• _DATASET EXTRACT_:
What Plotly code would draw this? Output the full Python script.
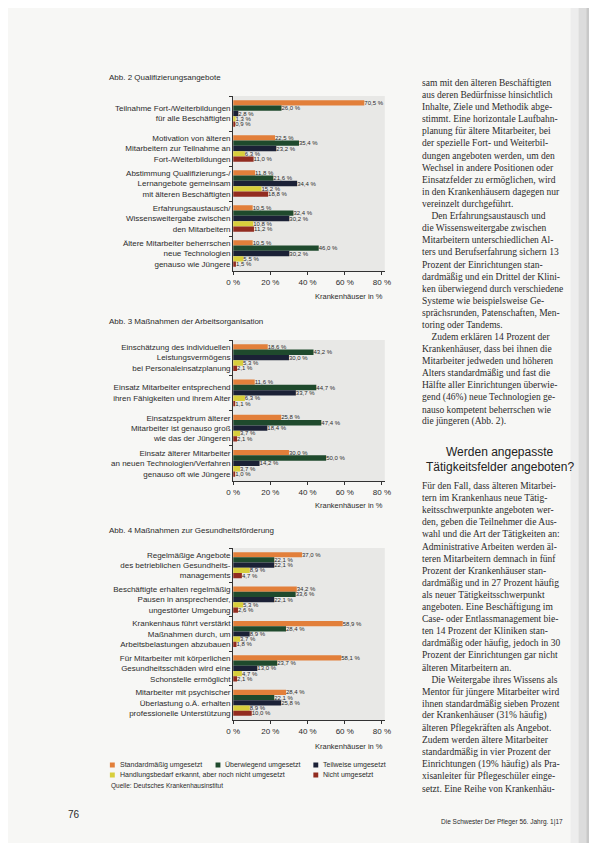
import plotly.graph_objects as go

# ---------------- data ----------------
series = ["Standardmäßig umgesetzt", "Überwiegend umgesetzt", "Teilweise umgesetzt",
          "Handlungsbedarf erkannt, aber noch nicht umgesetzt", "Nicht umgesetzt"]
colors = ["#e27f3a", "#1f4a2d", "#1b2136", "#d8cf3c", "#922c20"]

cats2 = ["Teilnahme Fort-/Weiterbildungen<br>für alle Beschäftigten",
         "Motivation von älteren<br>Mitarbeitern zur Teilnahme an<br>Fort-/Weiterbildungen",
         "Abstimmung Qualifizierungs-/<br>Lernangebote gemeinsam<br>mit älteren Beschäftigten",
         "Erfahrungsaustausch/<br>Wissensweitergabe zwischen<br>den Mitarbeitern",
         "Ältere Mitarbeiter beherrschen<br>neue Technologien<br>genauso wie Jüngere"]
vals2 = [[70.5, 22.5, 11.8, 10.5, 10.5],   # Standardmäßig
         [26.0, 35.4, 21.6, 32.4, 46.0],   # Überwiegend
         [2.8, 23.2, 34.4, 30.2, 30.2],    # Teilweise
         [1.3, 6.3, 15.2, 10.8, 5.5],      # Handlungsbedarf
         [0.9, 11.0, 18.8, 11.2, 1.5]]     # Nicht umgesetzt

cats3 = ["Einschätzung des individuellen<br>Leistungsvermögens<br>bei Personaleinsatzplanung",
         "Einsatz Mitarbeiter entsprechend<br>ihren Fähigkeiten und ihrem Alter",
         "Einsatzspektrum älterer<br>Mitarbeiter ist genauso groß<br>wie das der Jüngeren",
         "Einsatz älterer Mitarbeiter<br>an neuen Technologien/Verfahren<br>genauso oft wie Jüngere"]
vals3 = [[18.6, 11.6, 25.8, 30.0],
         [43.2, 44.7, 47.4, 50.0],
         [30.0, 33.7, 18.4, 14.2],
         [5.3, 6.3, 3.7, 3.7],
         [2.1, 1.1, 2.1, 1.0]]

cats4 = ["Regelmäßige Angebote<br>des betrieblichen Gesundheits-<br>managements",
         "Beschäftigte erhalten regelmäßig<br>Pausen in ansprechender,<br>ungestörter Umgebung",
         "Krankenhaus führt verstärkt<br>Maßnahmen durch, um<br>Arbeitsbelastungen abzubauen",
         "Für Mitarbeiter mit körperlichen<br>Gesundheitsschäden wird eine<br>Schonstelle ermöglicht",
         "Mitarbeiter mit psychischer<br>Überlastung o.Ä. erhalten<br>professionelle Unterstützung"]
vals4 = [[37.0, 34.2, 58.9, 58.1, 28.4],
         [22.1, 33.6, 28.4, 23.7, 22.1],
         [22.1, 22.1, 8.9, 13.0, 25.8],
         [8.9, 5.3, 3.7, 4.7, 8.9],
         [4.7, 2.6, 1.8, 2.1, 10.0]]

x_ticks = [0, 20, 40, 60, 80]

titles = ["Abb. 2 Qualifizierungsangebote",
          "Abb. 3 Maßnahmen der Arbeitsorganisation",
          "Abb. 4 Maßnahmen zur Gesundheitsförderung"]

body1 = ["sam mit den älteren Beschäftigten",
         "aus deren Bedürfnisse hinsichtlich",
         "Inhalte, Ziele und Methodik abge-",
         "stimmt. Eine horizontale Laufbahn-",
         "planung für ältere Mitarbeiter, bei",
         "der spezielle Fort- und Weiterbil-",
         "dungen angeboten werden, um den",
         "Wechsel in andere Positionen oder",
         "Einsatzfelder zu ermöglichen, wird",
         "in den Krankenhäusern dagegen nur",
         "vereinzelt durchgeführt.",
         "    Den Erfahrungsaustausch und",
         "die Wissensweitergabe zwischen",
         "Mitarbeitern unterschiedlichen Al-",
         "ters und Berufserfahrung sichern 13",
         "Prozent der Einrichtungen stan-",
         "dardmäßig und ein Drittel der Klini-",
         "ken überwiegend durch verschiedene",
         "Systeme wie beispielsweise Ge-",
         "sprächsrunden, Patenschaften, Men-",
         "toring oder Tandems.",
         "    Zudem erklären 14 Prozent der",
         "Krankenhäuser, dass bei ihnen die",
         "Mitarbeiter jedweden und höheren",
         "Alters standardmäßig und fast die",
         "Hälfte aller Einrichtungen überwie-",
         "gend (46%) neue Technologien ge-",
         "nauso kompetent beherrschen wie",
         "die jüngeren (Abb. 2)."]
heading = ["Werden angepasste", "Tätigkeitsfelder angeboten?"]
body2 = ["Für den Fall, dass älteren Mitarbei-",
         "tern im Krankenhaus neue Tätig-",
         "keitsschwerpunkte angeboten wer-",
         "den, geben die Teilnehmer die Aus-",
         "wahl und die Art der Tätigkeiten an:",
         "Administrative Arbeiten werden äl-",
         "teren Mitarbeitern demnach in fünf",
         "Prozent der Krankenhäuser stan-",
         "dardmäßig und in 27 Prozent häufig",
         "als neuer Tätigkeitsschwerpunkt",
         "angeboten. Eine Beschäftigung im",
         "Case- oder Entlassmanagement bie-",
         "ten 14 Prozent der Kliniken stan-",
         "dardmäßig oder häufig, jedoch in 30",
         "Prozent der Einrichtungen gar nicht",
         "älteren Mitarbeitern an.",
         "    Die Weitergabe ihres Wissens als",
         "Mentor für jüngere Mitarbeiter wird",
         "ihnen standardmäßig sieben Prozent",
         "der Krankenhäuser (31% häufig)",
         "älteren Pflegekräften als Angebot.",
         "Zudem werden ältere Mitarbeiter",
         "standardmäßig in vier Prozent der",
         "Einrichtungen (19% häufig) als Pra-",
         "xisanleiter für Pflegeschüler einge-",
         "setzt. Eine Reihe von Krankenhäu-"]

# ---------------- layout helpers ----------------
W, H = 597, 843
def px(x): return x / W
def py(y): return 1 - y / H

SANS = "Liberation Sans, Arial, sans-serif"
SERIF = "Liberation Serif, DejaVu Serif, serif"
TXT = "#2b2b2b"

panels = [(88, 263), (332, 473), (540, 712)]
x_left, x_right = 223, 378
datasets = [(cats2, vals2), (cats3, vals3), (cats4, vals4)]

fig = go.Figure()
for p, (cats, vals) in enumerate(datasets):
    suffix = "" if p == 0 else str(p + 1)
    for s in range(len(series)):
        fig.add_trace(go.Bar(
            y=cats, x=vals[s], orientation="h", name=series[s],
            marker=dict(color=colors[s], line=dict(width=0)),
            text=vals[s], texttemplate="%{x:.1f} %", textposition="outside",
            textfont=dict(size=6, color=TXT, family=SANS),
            constraintext="none", cliponaxis=False,
            xaxis="x" + suffix, yaxis="y" + suffix, showlegend=False,
            offsetgroup=str(s)))

layout = dict(width=W, height=H, margin=dict(l=0, r=0, t=0, b=0),
              paper_bgcolor="#f7f7f5", plot_bgcolor="#e8e8e6",
              barmode="group", bargap=0.24, bargroupgap=0.0,
              separators=",.", font=dict(family=SANS, color=TXT),
              showlegend=False)
for p, (top, bot) in enumerate(panels):
    suffix = "" if p == 0 else str(p + 1)
    layout["xaxis" + suffix] = dict(
        domain=[px(x_left), px(x_right)], range=[0, 81.5], anchor="y" + suffix,
        tickvals=x_ticks, ticktext=[f"{t} %" for t in x_ticks],
        showline=True, linecolor="#333", linewidth=1, ticks="outside", ticklen=3,
        tickcolor="#333", tickfont=dict(size=8, family=SANS, color=TXT),
        showgrid=False, zeroline=False, fixedrange=True)
    layout["yaxis" + suffix] = dict(
        domain=[py(bot), py(top)], anchor="x" + suffix, type="category",
        autorange="reversed", showline=True, linecolor="#333", linewidth=1,
        ticks="outside", tickson="boundaries", ticklen=3, tickcolor="#333",
        tickfont=dict(size=8, family=SANS, color=TXT), showgrid=False,
        zeroline=False, fixedrange=True)
fig.update_layout(**layout)

ann = []
def add_text(x, y, text, size, family=SANS, anchor="left", color=TXT):
    ann.append(dict(x=px(x), y=py(y), xref="paper", yref="paper", text=text,
                    showarrow=False, xanchor=anchor, yanchor="middle",
                    font=dict(size=size, family=family, color=color)))

title_y = [70, 313, 522]
unit_y = [288, 497, 738]
for t, ty, uy in zip(titles, title_y, unit_y):
    add_text(94, ty, t, 8)
    add_text(378, uy, "Krankenhäuser in %", 7.5, anchor="right")

# legend (drawn manually in page layout)
legend_pos = [(97, 757), (205, 757), (305, 757), (97, 767), (305, 767)]
shapes = []
for (lx, ly), name, col in zip(legend_pos, series, colors):
    shapes.append(dict(type="rect", xref="paper", yref="paper",
                       x0=px(lx), x1=px(lx + 5), y0=py(ly + 2.5), y1=py(ly - 2.5),
                       fillcolor=col, line=dict(width=0)))
    add_text(lx + 8, ly, name, 7)
add_text(96, 778, "Quelle: Deutsches Krankenhausinstitut", 6.5)

# right text column
line_h = 12.1
for i, line in enumerate(body1):
    add_text(414, 75 + i * line_h, line, 9.5, family=SERIF)
add_text(496, 444, heading[0], 12, family=SANS, anchor="center", color="#222")
add_text(496, 459, heading[1], 12, family=SANS, anchor="center", color="#222")
for i, line in enumerate(body2):
    add_text(414, 478 + i * line_h, line, 9.5, family=SERIF)

# page edge shadow (scan)
edge = [(568, 576, "#ededed"), (576, 584, "#dcdcdc"), (584, 591, "#c8c8c8"), (591, 597, "#b4b4b4")]
for x0, x1, c in edge:
    shapes.append(dict(type="rect", xref="paper", yref="paper", x0=px(x0), x1=px(x1),
                       y0=0, y1=1, fillcolor=c, line=dict(width=0), layer="below"))

# folio
add_text(52, 806, "76", 10, family=SANS)
add_text(562, 814, "Die Schwester Der Pfleger 56. Jahrg. 1|17", 6.5, anchor="right")

fig.update_layout(annotations=ann, shapes=shapes)
fig.write_html("out.html")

• _REQUEST_:
Your task is to return the lines above, from the first one up to and including the line containing "import plotly.graph_objects as go", minus any pictures.

• _WRITTEN RESPONSE_:
What Plotly code would draw this? Output the full Python script.
import plotly.graph_objects as go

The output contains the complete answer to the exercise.